When Karin was 13 years old, Karol Blanar hid her and her family in his one-bedroom apartment for nine months. Blanar’s family had hidden her grandmother before she passed away. During this time Germany occupied Czechoslovakia and they began looking for Jewish people who were in hiding, but they never searched Blanar’s apartment.
“They never searched his house and they went from house to house, from apartment to apartment in the whole city, but they never entered his house,” Karin said.
Blanar’s apartment was never searched because it was built in 1935 and there were signs all around it that said “No Jews can live in the house.”

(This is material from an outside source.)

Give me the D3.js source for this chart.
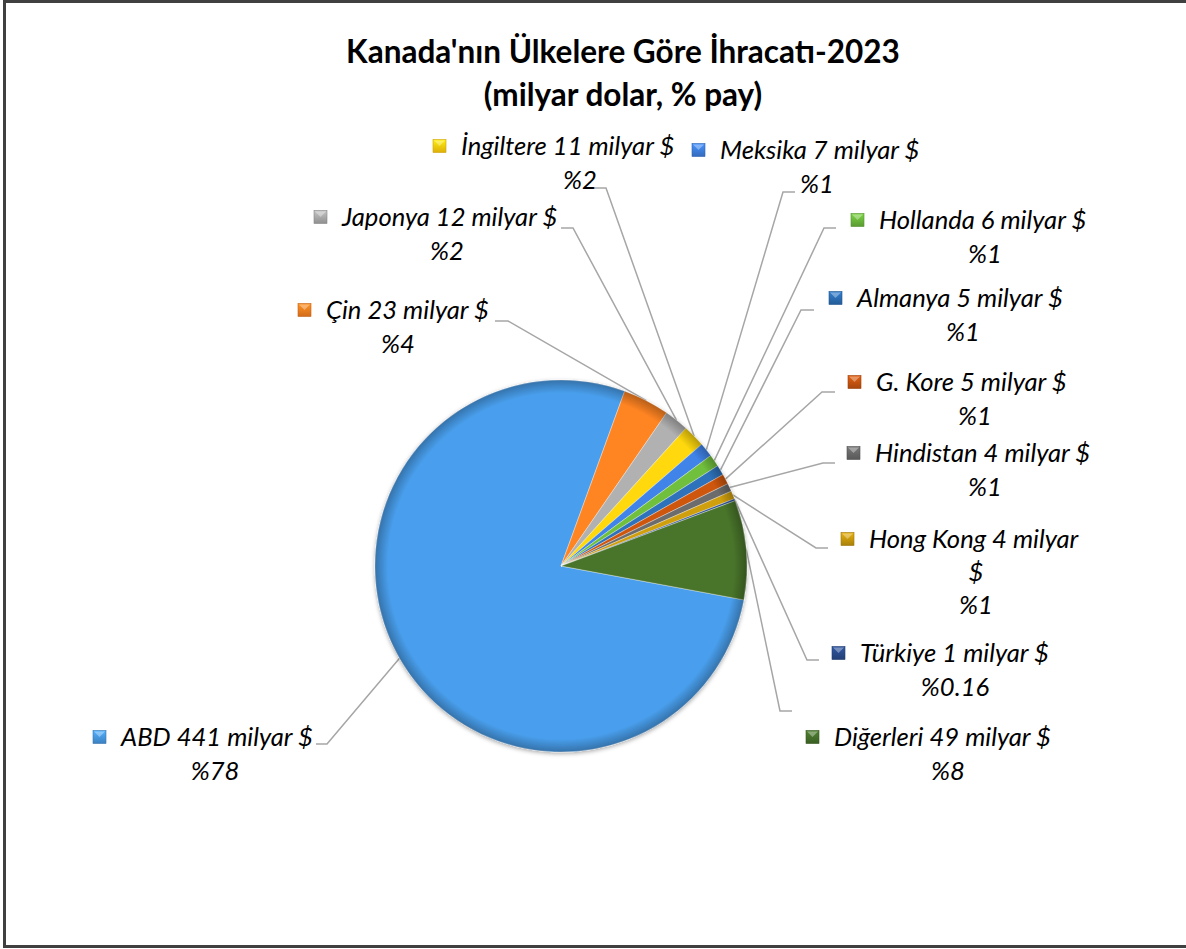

Karin said that Blanar would bring food to them, but he could not take too much or people would get suspicious, so they were constantly hungry.
Karin spent her time reading because when Blanar went to work they had to be very quiet. Blanar would bring her books and she would read whatever she was given.
“Everything can be taken away from you,” Karin said. “Even the clothes you wear, but nobody can take away what you have in your head. Put good stuff in it. It is yours until you leave.”
After the war, Blanar fled the country and Karin’s family received a message letting them know that he had crossed the border, but they lost contact with him. When Karin got older she decided to look for him and found out that he had died in 1980. He was buried in an unmarked grave in Columbus, Ohio.
“I got very upset and I called the cemetery,” Karin said. “They told me that nobody was there when he was buried and nobody paid to have a marker.”
Karin ordered an engraving for the headstone that said “Righteous Person Among the Nations.”
Blanar and his parents were honored by the museum Yad Vashem -The World Holocaust Remembrance Center as “Righteous Person Among the Nations.” This is given to non-Jewish people who helped Jewish people survive.
Karin was 14 when the liberation trains started to arrive with survivors and at that time she decided that she was not going to let what happened affect her life.
“I decided within myself that Hitler did not get my body and he would not get my soul,” Karin said. “I would smile and I would be happy and I am.”